The legendary investor Warren Buffett famously advised us to “be fearful when others are greedy and greedy when others are fearful.” A sentiment indicator is, in essence, a systematic way to follow this advice. It provides a data-driven gauge of crowd psychology, helping you detach from the emotional rollercoaster of the market. When a sentiment indicator flashes “Extreme Fear,” it suggests that panic selling may be underway. Investors are rushing for the exits, often selling indiscriminately without regard for a company's long-term prospects. For a value investor, this is the equivalent of a “50% Off” sign in their favorite store. It's the perfect environment to hunt for high-quality companies trading at a significant margin of safety. Conversely, when an indicator shows “Extreme Greed,” it signals euphoria and complacency. This is when taxi drivers are giving out stock tips, and prices become detached from reality. For the value investor, this is a time for caution, a time to perhaps trim positions that have become overvalued and to resist the temptation to join the frenzied buying. Sentiment indicators help you become a contrarian, which is often the most profitable place to be.

There are many ways to measure the market's mood, ranging from simple surveys to complex derivatives data. Here are a few of the most popular ones:

The CBOE Volatility Index (VIX) is arguably the most famous sentiment indicator. Often called the “Fear Index,” it measures the market's expectation of 30-day volatility based on the prices of S&P 500 index options.

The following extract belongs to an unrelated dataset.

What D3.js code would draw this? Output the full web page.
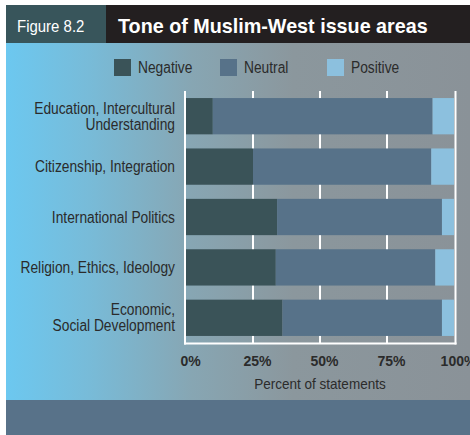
<!DOCTYPE html>
<html>
<head>
<meta charset="utf-8">
<script src="https://cdn.jsdelivr.net/npm/d3@7"></script>
<style>
  html, body { margin: 0; padding: 0; background: #ffffff; overflow: hidden; }
  svg { display: block; }
  text { font-family: "Liberation Sans", Arial, Helvetica, sans-serif; }
</style>
</head>
<body>
<svg id="chart" width="470" height="435"></svg>
<script>
// Issue areas, top to bottom
const categories = [
  ["Education, Intercultural", "Understanding"],
  ["Citizenship, Integration"],
  ["International Politics"],
  ["Religion, Ethics, Ideology"],
  ["Economic,", "Social Development"]
];
const seriesNames = ["Negative", "Neutral", "Positive"];
// Share of statements (%) for each tone
const negative = [10, 25, 34, 33.5, 36];
const neutral  = [82, 66.5, 61.5, 59.5, 59.5];
const positive = [8, 8.5, 4.5, 7, 4.5];
const tickValues = [0, 25, 50, 75, 100];
const tickLabels = ["0%", "25%", "50%", "75%", "100%"];

const colors = { Negative: "#3a5358", Neutral: "#577289", Positive: "#8cc0de" };

const svg = d3.select("#chart");
const W = 470, H = 435;

// Squeeze text horizontally to a condensed face
function condense(sel, k) {
  sel.each(function () {
    const w = this.getComputedTextLength();
    d3.select(this).attr("textLength", w * k).attr("lengthAdjust", "spacingAndGlyphs");
  });
}

// Background gradient of the panel
const defs = svg.append("defs");
const grad = defs.append("linearGradient").attr("id", "panelGrad")
  .attr("x1", "0%").attr("x2", "100%").attr("y1", "0%").attr("y2", "0%");
grad.append("stop").attr("offset", "0%").attr("stop-color", "#6cc8f0");
grad.append("stop").attr("offset", "18%").attr("stop-color", "#78bbd8");
grad.append("stop").attr("offset", "40%").attr("stop-color", "#87a6b3");
grad.append("stop").attr("offset", "62%").attr("stop-color", "#8b979d");
grad.append("stop").attr("offset", "100%").attr("stop-color", "#8a9298");

const left = 6, right = W;
svg.append("rect").attr("x", left).attr("y", 43).attr("width", right - left).attr("height", 357)
  .attr("fill", "url(#panelGrad)");
svg.append("rect").attr("x", left).attr("y", 400).attr("width", right - left).attr("height", 35)
  .attr("fill", "#587289");

// Header
svg.append("rect").attr("x", left).attr("y", 5).attr("width", 100).attr("height", 38).attr("fill", "#38555b");
svg.append("rect").attr("x", 106).attr("y", 5).attr("width", right - 106).attr("height", 38).attr("fill", "#231f20");
svg.append("text").attr("x", 17).attr("y", 32).attr("fill", "#ffffff")
  .style("font-size", "17px").text("Figure 8.2")
  .call(condense, 0.88);
svg.append("text").attr("x", 118).attr("y", 33).attr("fill", "#ffffff")
  .style("font-size", "21px").style("font-weight", "bold").text("Tone of Muslim-West issue areas")
  .call(condense, 0.94);

// Legend
const legendX = [114, 220, 327];
const legend = svg.append("g").selectAll("g").data(seriesNames).join("g")
  .attr("transform", (d, i) => `translate(${legendX[i]},59)`);
legend.append("rect").attr("width", 17).attr("height", 17).attr("fill", d => colors[d]);
legend.append("text").attr("x", 24).attr("y", 14).attr("fill", "#2b2b2b")
  .style("font-size", "16px").text(d => d)
  .call(condense, 0.86);

// Scales
const x = d3.scaleLinear().domain([0, 100]).range([186, 454]);
const y = d3.scaleBand().domain(d3.range(categories.length)).range([91, 343])
  .paddingInner(0.28).paddingOuter(0.14);

// Gridlines
svg.append("g").selectAll("line").data(tickValues.slice(1, -1)).join("line")
  .attr("x1", d => x(d)).attr("x2", d => x(d)).attr("y1", 91).attr("y2", 343)
  .attr("stroke", "#ffffff").attr("stroke-width", 2);

// Stacked bars
const rows = categories.map((c, i) => ({ idx: i, Negative: negative[i], Neutral: neutral[i], Positive: positive[i] }));
const stack = d3.stack().keys(seriesNames)(rows);
svg.append("g").selectAll("g").data(stack).join("g")
  .attr("fill", d => colors[d.key])
  .selectAll("rect").data(d => d).join("rect")
  .attr("x", d => x(d[0]))
  .attr("width", d => x(d[1]) - x(d[0]))
  .attr("y", d => y(d.data.idx))
  .attr("height", y.bandwidth());

// Frame lines
svg.append("line").attr("x1", 185).attr("x2", 185).attr("y1", 91).attr("y2", 344.5)
  .attr("stroke", "#ffffff").attr("stroke-width", 2);
svg.append("line").attr("x1", 455.5).attr("x2", 455.5).attr("y1", 91).attr("y2", 344.5)
  .attr("stroke", "#ffffff").attr("stroke-width", 2);
svg.append("line").attr("x1", 184).attr("x2", 456.5).attr("y1", 343.5).attr("y2", 343.5)
  .attr("stroke", "#ffffff").attr("stroke-width", 2);

// Category labels, one text per line
const lines = categories.flatMap((d, i) => d.map((t, j) => ({ t, i, off: (j - (d.length - 1) / 2) * 16 })));
svg.append("g").selectAll("text").data(lines).join("text")
  .attr("text-anchor", "end").attr("fill", "#2b2b2b").style("font-size", "16px")
  .attr("x", 175)
  .attr("y", d => y(d.i) + y.bandwidth() / 2 + 5.5 + d.off)
  .text(d => d.t)
  .call(condense, 0.86);

// Bottom axis labels
const xAxis = d3.axisBottom(x).tickValues(tickValues).tickSize(0)
  .tickFormat((d, i) => tickLabels[i]);
const ax = svg.append("g").attr("transform", "translate(4,353)").call(xAxis);
ax.select(".domain").remove();
ax.selectAll("text").attr("fill", "#2b2b2b").style("font-size", "14px").style("font-weight", "bold")
  .style("font-family", "'Liberation Sans', Arial, sans-serif");

svg.append("text").attr("x", 320).attr("y", 389).attr("text-anchor", "middle")
  .attr("fill", "#2b2b2b").style("font-size", "15px").text("Percent of statements")
  .call(condense, 0.9);
</script>
</body>
</html>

  • A high VIX (e.g., above 30) indicates high expected volatility, uncertainty, and fear in the market. This often coincides with sharp market downturns.
  • A low VIX (e.g., below 20) suggests a period of stability and investor complacency.

This indicator compares the trading volume of bearish put options to bullish call options. Puts are a bet on falling prices, while calls are a bet on rising prices. The put/call ratio is calculated by dividing the number of traded puts by the number of traded calls.

  • A high ratio (e.g., > 1.0) means more investors are buying puts than calls, signaling bearish sentiment.
  • A low ratio (e.g., < 0.7) signals bullish sentiment.

An extremely high reading can be a contrarian “buy” signal, suggesting pessimism has peaked.

Popularized by CNN Business, the Fear & Greed Index is a composite indicator that combines seven different metrics into a single, easy-to-read gauge. It ranges from 0 (Extreme Fear) to 100 (Extreme Greed). The seven components are:

  • Stock Price Momentum
  • Stock Price Strength
  • Stock Price Breadth
  • Put and Call Options
  • Junk Bond Demand
  • Market Volatility (using the VIX)
  • Safe Haven Demand

These are straightforward polls that ask investors about their outlook on the market. The most well-known is the American Association of Individual Investors (AAII) Sentiment Survey, which asks its members whether they feel bullish, bearish, or neutral about the stock market for the next six months. Extreme readings in either direction are often interpreted from a contrarian viewpoint.

Sentiment indicators are thermometers, not crystal balls. They tell you how the market feels right now, not where it's definitively going next. A value investor should never use a sentiment indicator as a standalone buy or sell signal. Its true power lies in its ability to tell you when it's a good time to go bargain hunting with your homework already done. Think of it this way: a low sentiment reading is your signal to put on your boots and grab your shovel. It suggests that the ground might be soft and there could be treasure buried nearby. But you still have to do the hard work of fundamental analysis to distinguish the gold nuggets from the worthless rocks. The ultimate move for a value investor is to combine a screamingly negative sentiment reading with a thoroughly researched, wonderful business trading at a ridiculous price. That's not just investing; that's taking candy from a (panicked) baby.